* Record excerpts
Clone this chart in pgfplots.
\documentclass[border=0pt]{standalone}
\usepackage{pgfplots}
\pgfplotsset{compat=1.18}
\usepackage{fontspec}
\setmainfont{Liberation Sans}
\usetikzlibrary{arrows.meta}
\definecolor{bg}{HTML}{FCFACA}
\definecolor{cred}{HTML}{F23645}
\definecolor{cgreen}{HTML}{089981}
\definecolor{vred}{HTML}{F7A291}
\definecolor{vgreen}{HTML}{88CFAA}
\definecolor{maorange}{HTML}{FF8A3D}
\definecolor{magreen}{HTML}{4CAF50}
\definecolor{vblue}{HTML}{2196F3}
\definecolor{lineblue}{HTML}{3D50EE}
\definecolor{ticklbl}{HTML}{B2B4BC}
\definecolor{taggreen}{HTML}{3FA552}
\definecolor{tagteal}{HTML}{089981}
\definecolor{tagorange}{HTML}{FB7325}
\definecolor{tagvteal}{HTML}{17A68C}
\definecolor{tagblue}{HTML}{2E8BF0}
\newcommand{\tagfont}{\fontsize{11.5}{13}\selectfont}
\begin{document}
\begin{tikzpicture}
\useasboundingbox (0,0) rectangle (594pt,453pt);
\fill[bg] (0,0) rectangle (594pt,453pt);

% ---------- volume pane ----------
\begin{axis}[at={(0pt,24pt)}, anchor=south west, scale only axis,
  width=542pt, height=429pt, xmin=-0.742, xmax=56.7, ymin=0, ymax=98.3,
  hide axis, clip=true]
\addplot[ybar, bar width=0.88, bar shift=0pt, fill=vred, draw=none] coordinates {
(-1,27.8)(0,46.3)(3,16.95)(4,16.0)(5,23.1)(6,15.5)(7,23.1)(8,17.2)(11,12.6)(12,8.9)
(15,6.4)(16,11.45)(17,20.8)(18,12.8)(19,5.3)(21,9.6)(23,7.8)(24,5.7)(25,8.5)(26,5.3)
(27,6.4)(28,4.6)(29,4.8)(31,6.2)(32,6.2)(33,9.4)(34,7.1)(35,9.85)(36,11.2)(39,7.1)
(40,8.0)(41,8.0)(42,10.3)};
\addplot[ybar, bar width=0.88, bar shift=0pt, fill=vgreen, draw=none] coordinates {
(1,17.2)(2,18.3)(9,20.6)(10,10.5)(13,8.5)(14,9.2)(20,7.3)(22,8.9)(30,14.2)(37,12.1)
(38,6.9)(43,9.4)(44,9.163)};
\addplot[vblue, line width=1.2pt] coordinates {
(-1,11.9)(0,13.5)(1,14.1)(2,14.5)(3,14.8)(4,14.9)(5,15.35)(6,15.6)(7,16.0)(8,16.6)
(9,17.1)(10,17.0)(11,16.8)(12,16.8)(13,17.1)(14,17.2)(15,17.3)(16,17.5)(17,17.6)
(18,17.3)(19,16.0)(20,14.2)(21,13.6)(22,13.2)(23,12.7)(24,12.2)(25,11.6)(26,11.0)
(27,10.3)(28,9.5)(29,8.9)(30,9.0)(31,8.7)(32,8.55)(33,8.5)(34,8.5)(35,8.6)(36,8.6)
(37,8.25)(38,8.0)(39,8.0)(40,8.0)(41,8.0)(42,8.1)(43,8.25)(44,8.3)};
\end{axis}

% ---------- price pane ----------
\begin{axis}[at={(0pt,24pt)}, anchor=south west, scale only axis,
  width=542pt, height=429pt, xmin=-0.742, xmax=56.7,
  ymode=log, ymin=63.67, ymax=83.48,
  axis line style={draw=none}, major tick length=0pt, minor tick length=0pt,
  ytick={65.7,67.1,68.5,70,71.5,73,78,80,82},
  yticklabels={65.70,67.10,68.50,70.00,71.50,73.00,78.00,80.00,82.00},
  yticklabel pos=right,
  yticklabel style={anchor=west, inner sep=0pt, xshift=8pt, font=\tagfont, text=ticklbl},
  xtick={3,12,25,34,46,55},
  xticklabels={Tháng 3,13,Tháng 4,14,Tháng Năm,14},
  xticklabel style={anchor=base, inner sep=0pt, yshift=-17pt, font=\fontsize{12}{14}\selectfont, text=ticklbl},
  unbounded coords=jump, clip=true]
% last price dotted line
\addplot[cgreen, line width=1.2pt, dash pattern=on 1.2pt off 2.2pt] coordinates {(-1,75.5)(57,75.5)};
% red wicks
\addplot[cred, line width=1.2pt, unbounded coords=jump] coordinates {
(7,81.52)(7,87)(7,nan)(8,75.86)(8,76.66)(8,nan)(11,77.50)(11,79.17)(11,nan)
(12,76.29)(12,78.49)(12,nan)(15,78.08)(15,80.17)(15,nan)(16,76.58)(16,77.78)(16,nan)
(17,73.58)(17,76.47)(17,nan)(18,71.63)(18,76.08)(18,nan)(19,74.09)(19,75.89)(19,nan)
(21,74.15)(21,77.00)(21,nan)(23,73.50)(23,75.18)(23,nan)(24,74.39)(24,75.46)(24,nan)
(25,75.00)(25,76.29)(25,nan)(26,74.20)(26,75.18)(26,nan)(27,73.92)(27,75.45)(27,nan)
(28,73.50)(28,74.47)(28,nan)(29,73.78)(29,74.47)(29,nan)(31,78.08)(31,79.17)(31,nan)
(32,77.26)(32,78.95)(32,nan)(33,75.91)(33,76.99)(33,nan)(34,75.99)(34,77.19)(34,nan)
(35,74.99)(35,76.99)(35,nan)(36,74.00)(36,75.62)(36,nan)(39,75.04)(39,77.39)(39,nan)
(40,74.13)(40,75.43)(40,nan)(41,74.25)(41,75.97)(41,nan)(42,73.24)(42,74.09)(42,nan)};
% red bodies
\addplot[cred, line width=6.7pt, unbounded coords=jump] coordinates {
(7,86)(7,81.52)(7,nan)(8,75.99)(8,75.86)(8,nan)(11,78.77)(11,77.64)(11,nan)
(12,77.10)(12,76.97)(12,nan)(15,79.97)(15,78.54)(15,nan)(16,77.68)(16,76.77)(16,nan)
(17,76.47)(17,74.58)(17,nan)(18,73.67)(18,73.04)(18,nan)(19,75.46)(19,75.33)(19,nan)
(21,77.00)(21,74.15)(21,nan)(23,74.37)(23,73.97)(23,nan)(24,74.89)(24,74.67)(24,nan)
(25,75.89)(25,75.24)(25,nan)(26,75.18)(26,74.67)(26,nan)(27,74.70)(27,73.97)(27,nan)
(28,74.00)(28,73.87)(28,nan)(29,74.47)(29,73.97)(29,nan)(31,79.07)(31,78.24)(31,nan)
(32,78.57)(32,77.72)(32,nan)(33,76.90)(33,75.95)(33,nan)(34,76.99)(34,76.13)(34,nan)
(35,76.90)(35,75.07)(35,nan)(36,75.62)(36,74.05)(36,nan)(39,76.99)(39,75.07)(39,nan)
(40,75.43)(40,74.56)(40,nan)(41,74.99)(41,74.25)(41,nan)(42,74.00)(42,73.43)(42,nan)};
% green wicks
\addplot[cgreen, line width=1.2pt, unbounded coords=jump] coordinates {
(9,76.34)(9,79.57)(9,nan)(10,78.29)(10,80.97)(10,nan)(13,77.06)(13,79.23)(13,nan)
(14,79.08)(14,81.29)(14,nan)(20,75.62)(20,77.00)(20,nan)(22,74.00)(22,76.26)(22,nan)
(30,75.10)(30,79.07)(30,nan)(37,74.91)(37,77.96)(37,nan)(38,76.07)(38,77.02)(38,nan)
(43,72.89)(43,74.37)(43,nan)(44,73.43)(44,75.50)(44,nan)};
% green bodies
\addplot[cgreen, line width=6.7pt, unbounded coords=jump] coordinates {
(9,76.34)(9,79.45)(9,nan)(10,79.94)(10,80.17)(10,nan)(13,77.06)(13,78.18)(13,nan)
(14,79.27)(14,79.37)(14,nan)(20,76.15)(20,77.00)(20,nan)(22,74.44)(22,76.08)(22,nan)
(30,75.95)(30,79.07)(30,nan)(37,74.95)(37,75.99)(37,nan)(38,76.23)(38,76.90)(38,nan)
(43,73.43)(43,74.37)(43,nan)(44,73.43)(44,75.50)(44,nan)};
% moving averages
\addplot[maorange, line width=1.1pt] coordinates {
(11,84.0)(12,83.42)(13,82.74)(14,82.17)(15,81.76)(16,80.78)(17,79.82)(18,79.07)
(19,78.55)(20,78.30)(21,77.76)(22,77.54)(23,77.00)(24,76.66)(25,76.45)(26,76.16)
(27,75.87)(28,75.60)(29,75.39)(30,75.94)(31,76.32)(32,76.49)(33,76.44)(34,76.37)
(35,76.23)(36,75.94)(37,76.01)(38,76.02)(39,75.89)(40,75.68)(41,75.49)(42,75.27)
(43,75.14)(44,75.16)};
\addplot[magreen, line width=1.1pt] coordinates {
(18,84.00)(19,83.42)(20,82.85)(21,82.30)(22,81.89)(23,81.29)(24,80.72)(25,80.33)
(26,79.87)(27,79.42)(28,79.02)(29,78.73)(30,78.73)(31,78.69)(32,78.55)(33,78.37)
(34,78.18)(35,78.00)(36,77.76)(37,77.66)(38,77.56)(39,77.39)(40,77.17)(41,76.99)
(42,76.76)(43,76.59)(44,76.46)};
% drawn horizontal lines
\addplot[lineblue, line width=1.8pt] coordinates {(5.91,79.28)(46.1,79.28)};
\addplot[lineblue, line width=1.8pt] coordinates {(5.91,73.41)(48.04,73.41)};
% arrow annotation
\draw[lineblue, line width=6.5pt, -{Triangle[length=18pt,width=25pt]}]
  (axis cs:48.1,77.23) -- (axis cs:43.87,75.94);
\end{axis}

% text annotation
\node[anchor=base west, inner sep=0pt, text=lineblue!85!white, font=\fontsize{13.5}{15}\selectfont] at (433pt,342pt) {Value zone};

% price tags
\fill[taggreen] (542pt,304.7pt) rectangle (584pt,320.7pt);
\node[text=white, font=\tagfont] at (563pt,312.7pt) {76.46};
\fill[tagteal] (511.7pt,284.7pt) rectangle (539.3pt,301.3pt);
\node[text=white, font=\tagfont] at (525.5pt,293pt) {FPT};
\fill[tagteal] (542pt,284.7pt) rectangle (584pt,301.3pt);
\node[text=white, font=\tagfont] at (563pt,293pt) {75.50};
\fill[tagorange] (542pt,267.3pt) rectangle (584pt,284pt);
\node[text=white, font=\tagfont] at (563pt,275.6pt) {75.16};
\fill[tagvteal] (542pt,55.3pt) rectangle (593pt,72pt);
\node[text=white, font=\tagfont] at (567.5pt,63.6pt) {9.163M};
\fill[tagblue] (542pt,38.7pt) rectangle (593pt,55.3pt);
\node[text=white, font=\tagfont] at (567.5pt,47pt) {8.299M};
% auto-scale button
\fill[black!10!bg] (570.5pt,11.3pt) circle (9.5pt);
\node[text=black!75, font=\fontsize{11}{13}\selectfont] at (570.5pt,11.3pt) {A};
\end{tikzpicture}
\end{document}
* * *
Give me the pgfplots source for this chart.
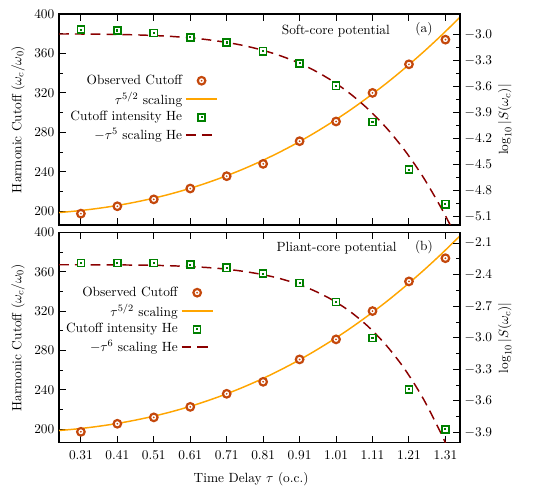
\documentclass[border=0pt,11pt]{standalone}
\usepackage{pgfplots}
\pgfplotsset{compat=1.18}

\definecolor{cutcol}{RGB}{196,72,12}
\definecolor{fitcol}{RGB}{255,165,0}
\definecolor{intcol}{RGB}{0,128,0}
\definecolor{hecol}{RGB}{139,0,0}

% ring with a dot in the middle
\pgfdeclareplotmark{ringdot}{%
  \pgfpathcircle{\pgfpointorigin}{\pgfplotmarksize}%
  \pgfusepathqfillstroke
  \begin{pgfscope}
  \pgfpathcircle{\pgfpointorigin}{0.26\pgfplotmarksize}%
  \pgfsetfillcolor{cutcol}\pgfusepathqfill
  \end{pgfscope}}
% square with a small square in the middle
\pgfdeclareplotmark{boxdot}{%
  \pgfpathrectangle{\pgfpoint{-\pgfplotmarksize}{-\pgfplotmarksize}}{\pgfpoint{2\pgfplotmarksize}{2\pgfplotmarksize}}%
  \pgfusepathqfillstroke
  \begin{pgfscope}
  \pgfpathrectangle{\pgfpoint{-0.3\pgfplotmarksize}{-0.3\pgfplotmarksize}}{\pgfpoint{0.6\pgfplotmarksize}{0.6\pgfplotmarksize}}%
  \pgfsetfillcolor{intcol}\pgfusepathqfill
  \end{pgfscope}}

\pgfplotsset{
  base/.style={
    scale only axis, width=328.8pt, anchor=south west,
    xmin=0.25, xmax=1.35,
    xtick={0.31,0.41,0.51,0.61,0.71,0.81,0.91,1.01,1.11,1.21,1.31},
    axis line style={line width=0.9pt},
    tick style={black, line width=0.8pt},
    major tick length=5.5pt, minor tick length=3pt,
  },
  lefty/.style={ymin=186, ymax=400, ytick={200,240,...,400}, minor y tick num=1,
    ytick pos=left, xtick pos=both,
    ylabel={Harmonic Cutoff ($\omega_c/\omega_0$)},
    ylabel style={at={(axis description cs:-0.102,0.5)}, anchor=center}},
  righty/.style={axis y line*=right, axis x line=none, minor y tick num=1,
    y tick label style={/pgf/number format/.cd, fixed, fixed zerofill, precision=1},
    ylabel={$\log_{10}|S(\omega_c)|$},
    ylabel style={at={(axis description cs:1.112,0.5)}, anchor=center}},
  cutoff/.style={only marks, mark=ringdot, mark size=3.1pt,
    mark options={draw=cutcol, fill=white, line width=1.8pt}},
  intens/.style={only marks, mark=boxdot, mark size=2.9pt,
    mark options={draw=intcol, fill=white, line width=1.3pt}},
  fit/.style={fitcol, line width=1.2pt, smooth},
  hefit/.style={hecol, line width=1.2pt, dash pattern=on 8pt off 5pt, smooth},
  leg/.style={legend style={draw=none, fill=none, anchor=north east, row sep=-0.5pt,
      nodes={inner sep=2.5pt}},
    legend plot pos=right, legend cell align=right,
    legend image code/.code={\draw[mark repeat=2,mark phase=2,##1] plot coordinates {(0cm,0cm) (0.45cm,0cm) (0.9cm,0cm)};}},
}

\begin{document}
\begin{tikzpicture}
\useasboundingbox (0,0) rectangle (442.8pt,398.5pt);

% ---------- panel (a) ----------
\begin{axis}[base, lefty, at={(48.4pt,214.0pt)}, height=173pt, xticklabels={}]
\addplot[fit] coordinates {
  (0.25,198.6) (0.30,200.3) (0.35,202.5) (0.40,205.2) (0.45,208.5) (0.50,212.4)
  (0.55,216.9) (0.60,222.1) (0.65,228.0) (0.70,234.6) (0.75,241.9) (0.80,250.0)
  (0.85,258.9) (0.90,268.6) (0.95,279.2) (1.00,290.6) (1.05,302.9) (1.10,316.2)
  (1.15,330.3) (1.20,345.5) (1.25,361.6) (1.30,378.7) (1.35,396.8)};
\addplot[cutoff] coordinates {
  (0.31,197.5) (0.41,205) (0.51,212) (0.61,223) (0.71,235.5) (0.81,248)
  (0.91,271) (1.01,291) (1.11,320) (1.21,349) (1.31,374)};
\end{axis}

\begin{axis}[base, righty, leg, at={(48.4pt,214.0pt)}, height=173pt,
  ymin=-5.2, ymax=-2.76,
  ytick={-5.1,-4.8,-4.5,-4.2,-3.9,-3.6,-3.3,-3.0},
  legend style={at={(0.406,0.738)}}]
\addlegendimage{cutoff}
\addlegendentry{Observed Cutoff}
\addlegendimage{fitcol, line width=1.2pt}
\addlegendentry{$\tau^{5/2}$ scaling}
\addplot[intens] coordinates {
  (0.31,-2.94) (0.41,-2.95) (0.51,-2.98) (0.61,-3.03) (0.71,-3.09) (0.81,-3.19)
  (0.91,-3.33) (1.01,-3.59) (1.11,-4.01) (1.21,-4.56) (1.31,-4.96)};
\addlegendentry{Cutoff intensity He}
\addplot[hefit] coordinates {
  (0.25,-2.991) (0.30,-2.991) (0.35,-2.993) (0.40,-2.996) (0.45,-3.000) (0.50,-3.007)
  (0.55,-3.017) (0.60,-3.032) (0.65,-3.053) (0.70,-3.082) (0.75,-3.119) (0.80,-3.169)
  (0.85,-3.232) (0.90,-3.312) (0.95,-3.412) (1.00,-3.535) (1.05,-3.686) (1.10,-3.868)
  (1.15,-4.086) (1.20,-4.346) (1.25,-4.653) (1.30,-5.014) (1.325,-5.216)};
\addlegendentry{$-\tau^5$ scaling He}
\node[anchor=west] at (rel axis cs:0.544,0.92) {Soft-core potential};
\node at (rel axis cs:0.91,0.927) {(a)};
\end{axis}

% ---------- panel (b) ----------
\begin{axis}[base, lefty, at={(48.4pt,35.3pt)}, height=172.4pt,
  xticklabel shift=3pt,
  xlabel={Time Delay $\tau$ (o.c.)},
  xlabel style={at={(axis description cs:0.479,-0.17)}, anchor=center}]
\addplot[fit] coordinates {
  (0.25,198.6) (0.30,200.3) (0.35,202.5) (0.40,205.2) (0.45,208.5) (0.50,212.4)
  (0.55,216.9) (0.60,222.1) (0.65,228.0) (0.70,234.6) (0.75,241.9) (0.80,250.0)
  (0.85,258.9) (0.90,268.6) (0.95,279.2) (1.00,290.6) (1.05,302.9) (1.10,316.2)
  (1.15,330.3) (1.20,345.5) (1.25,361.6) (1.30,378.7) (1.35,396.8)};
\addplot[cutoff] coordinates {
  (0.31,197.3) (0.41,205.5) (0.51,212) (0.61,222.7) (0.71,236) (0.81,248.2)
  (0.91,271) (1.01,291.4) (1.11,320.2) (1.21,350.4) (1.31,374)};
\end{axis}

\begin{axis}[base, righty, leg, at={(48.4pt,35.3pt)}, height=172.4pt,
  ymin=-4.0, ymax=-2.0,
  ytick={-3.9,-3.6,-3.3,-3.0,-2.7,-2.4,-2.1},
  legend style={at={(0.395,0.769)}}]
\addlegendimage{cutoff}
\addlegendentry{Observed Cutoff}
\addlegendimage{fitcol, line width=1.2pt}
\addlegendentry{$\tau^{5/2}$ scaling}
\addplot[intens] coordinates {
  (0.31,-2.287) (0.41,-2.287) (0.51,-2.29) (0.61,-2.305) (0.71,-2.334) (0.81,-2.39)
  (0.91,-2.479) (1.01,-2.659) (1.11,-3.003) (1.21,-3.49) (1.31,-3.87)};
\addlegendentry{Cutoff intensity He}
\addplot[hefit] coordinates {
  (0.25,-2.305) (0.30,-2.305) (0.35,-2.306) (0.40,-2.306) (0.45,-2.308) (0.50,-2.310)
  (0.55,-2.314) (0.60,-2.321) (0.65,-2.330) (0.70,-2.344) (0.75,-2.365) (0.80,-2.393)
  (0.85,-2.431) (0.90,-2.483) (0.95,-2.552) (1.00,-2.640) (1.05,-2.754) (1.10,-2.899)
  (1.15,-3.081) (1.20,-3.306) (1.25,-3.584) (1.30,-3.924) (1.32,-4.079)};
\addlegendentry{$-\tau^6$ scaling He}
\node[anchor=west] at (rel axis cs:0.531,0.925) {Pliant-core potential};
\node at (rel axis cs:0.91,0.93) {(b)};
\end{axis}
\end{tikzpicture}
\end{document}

* Your task
Every line of the records that includes the word "chart" should be gathered.

* The result
Clone this chart in pgfplots.
Give me the pgfplots source for this chart.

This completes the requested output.